Each feature section has the following format:

   0 -  7:    magic
              The identifier of the feature:
              0x0000000000000000 - End of features
              0x20385FAE252CB34A - Dirty bitmap

   8 - 15:    flags
              External flags for extension:

              Bit 0: NECESSARY
                     If the software cannot load the extension (due to an
                     unknown magic number or error), the file should not be
                     changed. If this flag is unset and there is an error on
                     loading the extension, said extension should be dropped.

              Bit 1: TRANSIT
                     If there is an unknown extension with this flag set,
                     said extension should be left as is.

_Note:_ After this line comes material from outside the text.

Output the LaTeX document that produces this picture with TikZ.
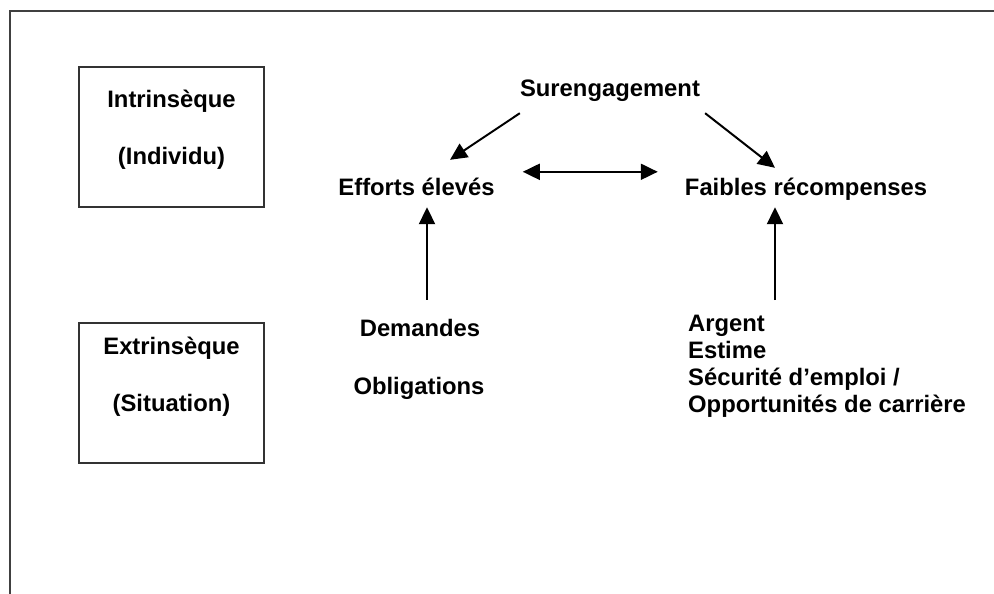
\documentclass[tikz,border=0pt]{standalone}
\usepackage{fontspec}
\setmainfont{Liberation Sans}
\usetikzlibrary{arrows.meta,calc}
\begin{document}
\begin{tikzpicture}[x=1pt,y=-1pt,
  txt/.style={font=\fontsize{23.8}{27}\selectfont\bfseries, inner sep=0pt, text height=17pt, text depth=5pt},
  listtxt/.style={font=\fontsize{23.8}{27}\selectfont\bfseries, inner sep=0pt, align=left},
  box/.style={draw=black!80, line width=1.5pt, minimum width=185pt, minimum height=140pt, inner sep=0pt},
  arr/.style={-{Triangle[length=17pt,width=16pt]}, line width=2pt},
  darr/.style={{Triangle[length=17pt,width=16pt]}-{Triangle[length=17pt,width=16pt]}, line width=2pt},
  frame/.style={draw=black!75, line width=2pt}]
\useasboundingbox (0,0) rectangle (994,594);
\draw[frame] (10,594) -- (10,11) -- (994,11);
\node[box] (ibox) at (171.5,137) {};
\node[box] (ebox) at (171.5,393) {};
\node[txt,anchor=base] (intr) at (171.5,107) {Intrinsèque};
\node[txt,anchor=base] (indiv) at (171.5,164) {(Individu)};
\node[txt,anchor=base] (extr) at (171.5,354) {Extrinsèque};
\node[txt,anchor=base] (situ) at (171.5,411) {(Situation)};
\node[txt,anchor=base] (sur) at (610,96) {Surengagement};
\node[txt,anchor=base] (eff) at (416.5,195) {Efforts élevés};
\node[txt,anchor=base] (fai) at (806,195) {Faibles récompenses};
\node[txt,anchor=base] (dem) at (420,336) {Demandes};
\node[txt,anchor=base] (obl) at (419,394) {Obligations};
\node[listtxt,anchor=north west] (rec) at (688,315) {Argent\\Estime\\Sécurité d’emploi /\\Opportunités de carrière};
\draw[arr] ([yshift=-12pt]sur.south west) -- ([xshift=33.5pt,yshift=18pt]eff.north);
\draw[arr] ([xshift=5pt,yshift=-12pt]sur.south east) -- ([xshift=-31pt,yshift=10pt]fai.north);
\draw[darr] ([xshift=28pt,yshift=6pt]eff.north east) -- ([xshift=-27pt,yshift=6pt]fai.north west);
\draw[arr] ($(eff.south |- dem.north)+(10.5pt,19pt)$) -- ($(eff.south)+(10.5pt,-7pt)$);
\draw[arr] ($(fai.south |- rec.north)+(-31pt,15pt)$) -- ($(fai.south)+(-31pt,-7pt)$);
\end{tikzpicture}
\end{document}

              If neither NECESSARY nor TRANSIT are set, the extension should be
              dropped.

  16 - 19:    data_size
              The size of the following feature data, in bytes.

  20 - 23:    unused32
              Align header to 8 bytes boundary.

  variable:   data (data_size bytes)

    The above is followed by padding to the next 8 bytes boundary, then the
    next extension starts.

    The last extension must be "End of features" with all the fields set to 0.

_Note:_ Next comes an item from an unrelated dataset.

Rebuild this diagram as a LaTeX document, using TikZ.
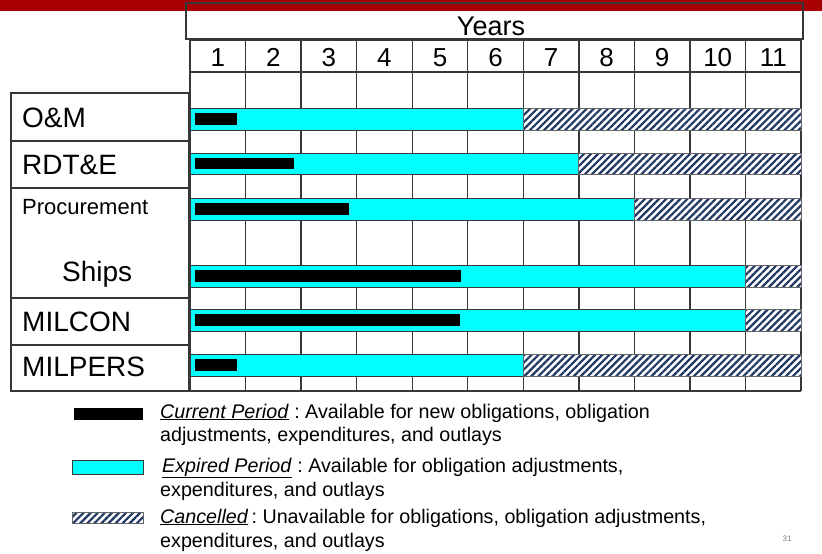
\documentclass[tikz,border=0pt]{standalone}
\usepackage{fontspec}
\setmainfont{Liberation Sans}
\usetikzlibrary{patterns.meta}
\definecolor{bandred}{RGB}{168,0,0}
\definecolor{gridc}{RGB}{55,55,55}
\definecolor{hatchc}{RGB}{31,56,100}
\definecolor{barcyan}{RGB}{0,255,255}
\begin{document}
\frenchspacing
\begin{tikzpicture}[x=1pt,y=-1pt,
  gridline/.style={draw=gridc, line width=1.4pt},
  labelbox/.style={draw=gridc, line width=1.4pt, fill=white},
  cyanbar/.style={fill=barcyan, draw=gridc, line width=1pt},
  curbar/.style={fill=black},
  hatchbar/.style={preaction={fill=white}, pattern={Lines[angle=45,distance=5pt,line width=2.2pt]}, pattern color=hatchc, draw=gray!80!black, line width=1pt},
  bigtxt/.style={font=\fontsize{28}{30}\selectfont, anchor=base west, inner sep=0pt},
  proctxt/.style={font=\fontsize{22}{24}\selectfont, anchor=base west, inner sep=0pt},
  numtxt/.style={font=\fontsize{26}{28}\selectfont, anchor=base, inner sep=0pt},
  legtxt/.style={font=\fontsize{19.7}{23}\selectfont\frenchspacing, anchor=base west, inner sep=0pt}
]
\useasboundingbox[fill=white] (0,0) rectangle (822,554);
% top band
\fill[bandred] (0,0) rectangle (822,11);
% Years box
\draw[gridline] (186,3) rectangle (803,39);
\node[font=\fontsize{27}{29}\selectfont, anchor=base, inner sep=0pt] (years) at (491,35) {Years};
% grid
\draw[gridline] (190,40) rectangle (801,72);
\draw[gridline] (190,72) -- (801,72);
\draw[gridline] (190,391) -- (801,391);
\foreach \i in {0,...,11} {
  \draw[gridline] ({190+55.55*\i},40) -- ({190+55.55*\i},391);
}
\foreach \i in {1,...,11} {
  \node[numtxt] (n\i) at ({190+55.55*(\i-0.5)},66) {\i};
}
% label boxes
\draw[labelbox] (11,93) rectangle (189,141);
\draw[labelbox] (11,141) rectangle (189,188);
\draw[labelbox] (11,188) rectangle (189,298);
\draw[labelbox] (11,298) rectangle (189,345);
\draw[labelbox] (11,345) rectangle (189,391);
\node[bigtxt] (om) at (22,127) {O\&M};
\node[bigtxt] (rdte) at (22,174) {RDT\&E};
\node[proctxt] (proc) at (22,214) {Procurement};
\node[bigtxt] (ships) at (62,281) {Ships};
\node[bigtxt] (milcon) at (22,331) {MILCON};
\node[bigtxt] (milpers) at (22,376) {MILPERS};
% bars: top, bottom, cyan end, black end
\foreach \t/\b/\e/\k in {108/130/523.3/237, 153/174/578.9/294, 198/220/634.4/349, 265/287/745.5/461, 309/331/745.5/460, 354/376/523.3/237} {
  \draw[cyanbar] (190,\t) rectangle (\e,\b);
  \draw[hatchbar] (\e,\t) rectangle (801,\b);
  \fill[curbar] (195,\t+5) rectangle (\k,\b-5);
}
% legend
\fill[curbar] (74,408) rectangle (143,420);
\draw[cyanbar] (72,460) rectangle (143,474);
\draw[hatchbar] (72,512) rectangle (143,523);
\node[legtxt] (l1a) at (160,418) {\underline{\textit{Current Period}} : Available for new obligations, obligation};
\node[legtxt] (l1b) at (160,441) {adjustments, expenditures, and outlays};
\node[legtxt] (l2a) at (162,472) {\underline{\textit{Expired Period}} : Available for obligation adjustments,};
\node[legtxt] (l2b) at (160,496) {expenditures, and outlays};
\node[legtxt] (l3a) at (160,523) {\underline{\textit{Cancelled}}\,: Unavailable for obligations, obligation adjustments,};
\node[legtxt] (l3b) at (160,547) {expenditures, and outlays};
\node[font=\fontsize{8}{9}\selectfont, text=gray, inner sep=0pt] (pg) at (787,539) {31};
\end{tikzpicture}
\end{document}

=== Dirty bitmaps feature ===

This feature provides a way of storing dirty bitmaps in the image. The fields
of its data area are:

   0 -  7:    size
              The bitmap size, should be equal to disk size in sectors.

   8 - 23:    id
              An identifier for backup consistency checking.

  24 - 27:    granularity
              Bitmap granularity, in sectors. I.e., the number of sectors
              corresponding to one bit of the bitmap. Granularity must be
              a power of 2.

  28 - 31:    l1_size
              The number of entries in the L1 table of the bitmap.

  variable:   l1 (64 * l1_size bytes)
              L1 offset table (in bytes)

A dirty bitmap is stored using a one-level structure for the mapping to host
clusters - an L1 table.

Given an offset in bytes into the bitmap data, the offset in bytes into the
image file can be obtained as follows:

    offset = l1_table[offset / cluster_size] + (offset % cluster_size)

If an L1 table entry is 0, the corresponding cluster of the bitmap is assumed
to be zero.

If an L1 table entry is 1, the corresponding cluster of the bitmap is assumed
to have all bits set.

If an L1 table entry is not 0 or 1, it allocates a cluster from the data area.